I write about change, which I do not find easy nor do most. We resist before we act, hoping not to have to change our lives. It always means some kind of loss but the longer we avert our eyes, the greater the effect.
Many other sentient beings are dying off (or being killed outright), unable to adapt to our immense presence. We are creating our own date stamp. That’s the global effect.
In America, it is our constitutional republic under siege. We are quite fond of that term, as if we understood its layers of complexity, its nature, by attaching to a label.
Currently, I’m reading Neil Gaiman’s American Gods. One of the characters remarks that America is the only country that is in constant search of its identity. Who or what is America?

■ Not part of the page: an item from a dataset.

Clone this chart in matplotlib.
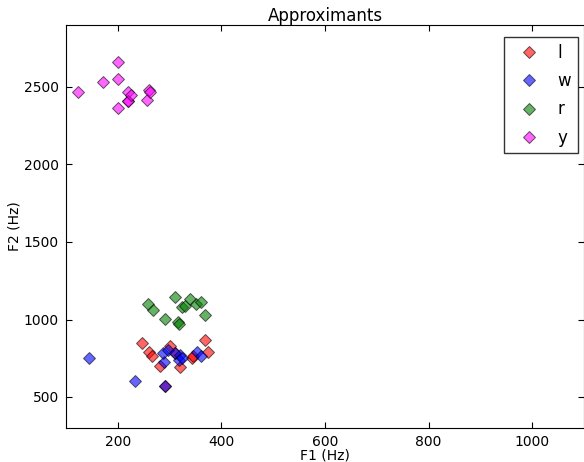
import matplotlib
matplotlib.use("Agg")
import matplotlib.pyplot as plt

# F1 / F2 (Hz)
l_f1 = [246, 260, 266, 281, 301, 321, 343, 346, 369, 374, 291, 310]
l_f2 = [848, 788, 767, 698, 827, 694, 749, 767, 866, 792, 569, 784]

w_f1 = [144, 233, 291, 289, 287, 296, 310, 320, 319, 324, 353, 360]
w_f2 = [752, 605, 569, 728, 784, 801, 784, 771, 737, 749, 792, 762]

r_f1 = [259, 267, 291, 311, 316, 319, 324, 329, 340, 350, 360, 369]
r_f2 = [1098, 1063, 1003, 1143, 986, 973, 1081, 1089, 1132, 1102, 1115, 1031]

y_f1 = [124, 171, 200, 200, 200, 219, 219, 220, 226, 257, 260, 263]
y_f2 = [2468, 2530, 2663, 2552, 2362, 2468, 2410, 2412, 2448, 2414, 2483, 2468]

fig = plt.figure(figsize=(5.84, 4.62), dpi=100)
ax = fig.add_axes([66 / 584, 34 / 462, 518 / 584, 403 / 462])

series = [(l_f1, l_f2, '#ff0000', 'l'), (w_f1, w_f2, '#0000ff', 'w'),
          (r_f1, r_f2, '#008000', 'r'), (y_f1, y_f2, '#ff00ff', 'y')]
for f1, f2, c, lab in series:
    ax.plot(f1, f2, 'D', color=c, markersize=6, markeredgecolor='k',
            markeredgewidth=0.7, alpha=0.6, label=lab)

ax.set_xlim(100, 1100)
ax.set_ylim(300, 2900)
ax.set_xticks([200, 400, 600, 800, 1000])
ax.set_yticks([500, 1000, 1500, 2000, 2500])
ax.tick_params(direction='in', top=True, right=True, labelsize=10, length=4, pad=5)
ax.set_xlabel('F1 (Hz)', fontsize=10, labelpad=0)
ax.set_ylabel('F2 (Hz)', fontsize=10, labelpad=2)
ax.set_title('Approximants', fontsize=12, pad=3)

leg = ax.legend(loc='upper right', numpoints=1, fontsize=12, fancybox=False,
                handlelength=2.3, handletextpad=0.55, borderpad=0.4,
                borderaxespad=0, labelspacing=0.62,
                bbox_to_anchor=(578 / 584, 1 - 37 / 462),
                bbox_transform=fig.transFigure)
leg.get_frame().set_edgecolor('k')

fig.savefig('out.png', dpi=100)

It is an ongoing question, and that’s a good thing. A constitutional republic is vibrant as long as its citizens are vigilant. We cannot look away, although we have.
If you have read any Hamilton, Madison, or The Federalist Papers you know whereof I speak. Lots of questions about this new republic and for what it might stand. And there are years of writing, beyond the 18thcentury, about what a remarkable experiment we are.
History reveals some really cool stuff about being American. It’s some of my favorite writing. We can be and have been something good, not exceptional but good. It’s just that we have averted our eyes, and without vigilance, freedom dies.
In less than 250 years this great experiment in democracy is in shreds. Without one country, indivisible, there is no republic. We need to take a knee in defiance to the one who would rule us all, if for no other reason than to defy decree in democracy.
There are no saviors on the horizon. That is fantasy. We can no longer merely man the lighthouses. We are the saviors we seek, such as we are. It gives us pause but we know it is ours to do.
There have been and still are remarkable human beings whose lights are brilliant and whose hearts are so compassionate that all of humanity benefits. These beings have always walked this earth and that they still do is a tribute to the human spirit.
We have many in America, right now, but they are not faces we readily recognize. Too often, we avert our eyes still. Old habits, ours, are dying very hard. We are at our tipping point.
There is “nothing more exhilarating than saving yourself by the simple act of waking” (Junot Díaz). Fine words but what to do? We do know. Awareness is basic to human nature.
It’s not difficult to discern the right thing to do. It means do no harm, and in response, our hearts open in ways that amaze us. And before our eyes the world is different because we are. It’s the little stuff, every day, that changes the world. It always has.
We want swift change, with a certain outcome, but that is the wand the illusionist waves, diverting our attention from what we are, a constitutional republic, a unique experiment with layers of checks and balances. The web we weave is catching he who practices to deceive.
No trick lasts for any illusionist, demagogue, or oligarch. That is the story of human history. Life bends back around, like a boomerang, in ways beyond hope. Every. Single. Time.
We cannot be caught wanting. The simple act of waking, being aware, means taking a stand, accepting that it comes at a cost. We take ourselves out of our wants and act for the need of all. Every. Single. Day.
That’s the compassionate response and its ripple effects form the future. Our way of life as a constitutional republic is revolutionary and always has been. That is America. Are we Americans?